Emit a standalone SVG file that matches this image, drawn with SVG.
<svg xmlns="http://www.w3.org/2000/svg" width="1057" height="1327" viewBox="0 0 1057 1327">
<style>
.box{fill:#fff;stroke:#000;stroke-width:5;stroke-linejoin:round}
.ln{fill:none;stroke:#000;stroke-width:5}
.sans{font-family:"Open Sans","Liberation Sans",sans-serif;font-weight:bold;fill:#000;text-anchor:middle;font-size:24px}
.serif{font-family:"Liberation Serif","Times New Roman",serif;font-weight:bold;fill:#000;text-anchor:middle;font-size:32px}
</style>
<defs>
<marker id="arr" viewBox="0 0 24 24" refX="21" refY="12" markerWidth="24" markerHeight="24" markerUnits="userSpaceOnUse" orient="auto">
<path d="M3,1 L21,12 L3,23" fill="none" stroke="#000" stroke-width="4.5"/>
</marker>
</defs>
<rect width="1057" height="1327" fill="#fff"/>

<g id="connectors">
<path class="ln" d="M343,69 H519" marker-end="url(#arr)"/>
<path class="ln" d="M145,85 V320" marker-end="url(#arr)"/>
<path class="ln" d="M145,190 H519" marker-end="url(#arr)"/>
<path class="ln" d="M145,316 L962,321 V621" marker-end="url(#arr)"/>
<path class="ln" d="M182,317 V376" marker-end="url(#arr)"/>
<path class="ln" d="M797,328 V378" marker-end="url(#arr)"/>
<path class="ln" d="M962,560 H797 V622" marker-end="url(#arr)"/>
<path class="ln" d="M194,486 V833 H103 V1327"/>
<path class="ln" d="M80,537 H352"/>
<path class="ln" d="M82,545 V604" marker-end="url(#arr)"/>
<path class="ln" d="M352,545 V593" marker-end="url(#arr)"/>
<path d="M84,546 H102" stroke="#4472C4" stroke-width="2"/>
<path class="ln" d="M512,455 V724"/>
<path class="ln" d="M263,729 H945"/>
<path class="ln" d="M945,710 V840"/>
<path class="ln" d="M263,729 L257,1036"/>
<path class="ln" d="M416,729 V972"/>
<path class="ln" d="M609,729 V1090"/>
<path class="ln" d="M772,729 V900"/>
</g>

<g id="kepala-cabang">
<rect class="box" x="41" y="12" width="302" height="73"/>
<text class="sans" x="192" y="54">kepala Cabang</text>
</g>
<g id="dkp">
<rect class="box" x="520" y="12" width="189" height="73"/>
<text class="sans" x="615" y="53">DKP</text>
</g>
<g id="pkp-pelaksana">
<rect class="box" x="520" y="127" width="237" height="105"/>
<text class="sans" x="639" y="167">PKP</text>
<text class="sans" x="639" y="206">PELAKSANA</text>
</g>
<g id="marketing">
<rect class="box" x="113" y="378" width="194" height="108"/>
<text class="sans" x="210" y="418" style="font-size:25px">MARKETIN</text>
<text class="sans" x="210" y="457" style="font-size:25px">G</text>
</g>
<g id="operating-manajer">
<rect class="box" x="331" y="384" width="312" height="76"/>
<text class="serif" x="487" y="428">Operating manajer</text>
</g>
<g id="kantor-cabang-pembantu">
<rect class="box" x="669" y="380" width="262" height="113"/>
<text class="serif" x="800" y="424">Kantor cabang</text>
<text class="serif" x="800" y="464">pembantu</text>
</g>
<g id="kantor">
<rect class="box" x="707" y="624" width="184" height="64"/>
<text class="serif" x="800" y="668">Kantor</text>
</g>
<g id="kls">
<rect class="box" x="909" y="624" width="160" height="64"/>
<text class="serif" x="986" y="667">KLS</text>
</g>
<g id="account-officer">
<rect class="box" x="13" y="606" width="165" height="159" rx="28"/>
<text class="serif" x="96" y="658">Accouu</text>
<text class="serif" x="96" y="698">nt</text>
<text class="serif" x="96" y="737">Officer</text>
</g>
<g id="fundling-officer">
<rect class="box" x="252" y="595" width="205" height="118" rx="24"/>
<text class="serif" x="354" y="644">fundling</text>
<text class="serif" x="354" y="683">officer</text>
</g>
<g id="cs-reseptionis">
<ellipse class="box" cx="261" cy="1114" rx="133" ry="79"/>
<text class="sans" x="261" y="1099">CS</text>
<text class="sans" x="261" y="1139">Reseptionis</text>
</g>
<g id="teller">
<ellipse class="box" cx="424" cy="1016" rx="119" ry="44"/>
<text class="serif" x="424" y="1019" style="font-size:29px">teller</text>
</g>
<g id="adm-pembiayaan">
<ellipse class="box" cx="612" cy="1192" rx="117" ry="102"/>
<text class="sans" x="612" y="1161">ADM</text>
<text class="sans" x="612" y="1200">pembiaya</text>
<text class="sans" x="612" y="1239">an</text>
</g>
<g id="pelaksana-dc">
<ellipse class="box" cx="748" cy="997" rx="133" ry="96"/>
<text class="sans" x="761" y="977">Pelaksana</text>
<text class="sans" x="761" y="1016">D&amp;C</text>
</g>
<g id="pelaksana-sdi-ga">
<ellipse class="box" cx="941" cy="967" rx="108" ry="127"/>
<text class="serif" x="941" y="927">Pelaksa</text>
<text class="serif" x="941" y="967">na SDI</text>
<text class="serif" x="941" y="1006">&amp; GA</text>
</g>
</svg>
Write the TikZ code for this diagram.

----------

Repeat the entries above exactly, leaving nothing out.

Emit a standalone SVG file that matches this image, drawn with SVG.
<svg xmlns="http://www.w3.org/2000/svg" width="1057" height="1327" viewBox="0 0 1057 1327">
<style>
.box{fill:#fff;stroke:#000;stroke-width:5;stroke-linejoin:round}
.ln{fill:none;stroke:#000;stroke-width:5}
.sans{font-family:"Open Sans","Liberation Sans",sans-serif;font-weight:bold;fill:#000;text-anchor:middle;font-size:24px}
.serif{font-family:"Liberation Serif","Times New Roman",serif;font-weight:bold;fill:#000;text-anchor:middle;font-size:32px}
</style>
<defs>
<marker id="arr" viewBox="0 0 24 24" refX="21" refY="12" markerWidth="24" markerHeight="24" markerUnits="userSpaceOnUse" orient="auto">
<path d="M3,1 L21,12 L3,23" fill="none" stroke="#000" stroke-width="4.5"/>
</marker>
</defs>
<rect width="1057" height="1327" fill="#fff"/>

<g id="connectors">
<path class="ln" d="M343,69 H519" marker-end="url(#arr)"/>
<path class="ln" d="M145,85 V320" marker-end="url(#arr)"/>
<path class="ln" d="M145,190 H519" marker-end="url(#arr)"/>
<path class="ln" d="M145,316 L962,321 V621" marker-end="url(#arr)"/>
<path class="ln" d="M182,317 V376" marker-end="url(#arr)"/>
<path class="ln" d="M797,328 V378" marker-end="url(#arr)"/>
<path class="ln" d="M962,560 H797 V622" marker-end="url(#arr)"/>
<path class="ln" d="M194,486 V833 H103 V1327"/>
<path class="ln" d="M80,537 H352"/>
<path class="ln" d="M82,545 V604" marker-end="url(#arr)"/>
<path class="ln" d="M352,545 V593" marker-end="url(#arr)"/>
<path d="M84,546 H102" stroke="#4472C4" stroke-width="2"/>
<path class="ln" d="M512,455 V724"/>
<path class="ln" d="M263,729 H945"/>
<path class="ln" d="M945,710 V840"/>
<path class="ln" d="M263,729 L257,1036"/>
<path class="ln" d="M416,729 V972"/>
<path class="ln" d="M609,729 V1090"/>
<path class="ln" d="M772,729 V900"/>
</g>

<g id="kepala-cabang">
<rect class="box" x="41" y="12" width="302" height="73"/>
<text class="sans" x="192" y="54">kepala Cabang</text>
</g>
<g id="dkp">
<rect class="box" x="520" y="12" width="189" height="73"/>
<text class="sans" x="615" y="53">DKP</text>
</g>
<g id="pkp-pelaksana">
<rect class="box" x="520" y="127" width="237" height="105"/>
<text class="sans" x="639" y="167">PKP</text>
<text class="sans" x="639" y="206">PELAKSANA</text>
</g>
<g id="marketing">
<rect class="box" x="113" y="378" width="194" height="108"/>
<text class="sans" x="210" y="418" style="font-size:25px">MARKETIN</text>
<text class="sans" x="210" y="457" style="font-size:25px">G</text>
</g>
<g id="operating-manajer">
<rect class="box" x="331" y="384" width="312" height="76"/>
<text class="serif" x="487" y="428">Operating manajer</text>
</g>
<g id="kantor-cabang-pembantu">
<rect class="box" x="669" y="380" width="262" height="113"/>
<text class="serif" x="800" y="424">Kantor cabang</text>
<text class="serif" x="800" y="464">pembantu</text>
</g>
<g id="kantor">
<rect class="box" x="707" y="624" width="184" height="64"/>
<text class="serif" x="800" y="668">Kantor</text>
</g>
<g id="kls">
<rect class="box" x="909" y="624" width="160" height="64"/>
<text class="serif" x="986" y="667">KLS</text>
</g>
<g id="account-officer">
<rect class="box" x="13" y="606" width="165" height="159" rx="28"/>
<text class="serif" x="96" y="658">Accouu</text>
<text class="serif" x="96" y="698">nt</text>
<text class="serif" x="96" y="737">Officer</text>
</g>
<g id="fundling-officer">
<rect class="box" x="252" y="595" width="205" height="118" rx="24"/>
<text class="serif" x="354" y="644">fundling</text>
<text class="serif" x="354" y="683">officer</text>
</g>
<g id="cs-reseptionis">
<ellipse class="box" cx="261" cy="1114" rx="133" ry="79"/>
<text class="sans" x="261" y="1099">CS</text>
<text class="sans" x="261" y="1139">Reseptionis</text>
</g>
<g id="teller">
<ellipse class="box" cx="424" cy="1016" rx="119" ry="44"/>
<text class="serif" x="424" y="1019" style="font-size:29px">teller</text>
</g>
<g id="adm-pembiayaan">
<ellipse class="box" cx="612" cy="1192" rx="117" ry="102"/>
<text class="sans" x="612" y="1161">ADM</text>
<text class="sans" x="612" y="1200">pembiaya</text>
<text class="sans" x="612" y="1239">an</text>
</g>
<g id="pelaksana-dc">
<ellipse class="box" cx="748" cy="997" rx="133" ry="96"/>
<text class="sans" x="761" y="977">Pelaksana</text>
<text class="sans" x="761" y="1016">D&amp;C</text>
</g>
<g id="pelaksana-sdi-ga">
<ellipse class="box" cx="941" cy="967" rx="108" ry="127"/>
<text class="serif" x="941" y="927">Pelaksa</text>
<text class="serif" x="941" y="967">na SDI</text>
<text class="serif" x="941" y="1006">&amp; GA</text>
</g>
</svg>
Write the TikZ code for this diagram.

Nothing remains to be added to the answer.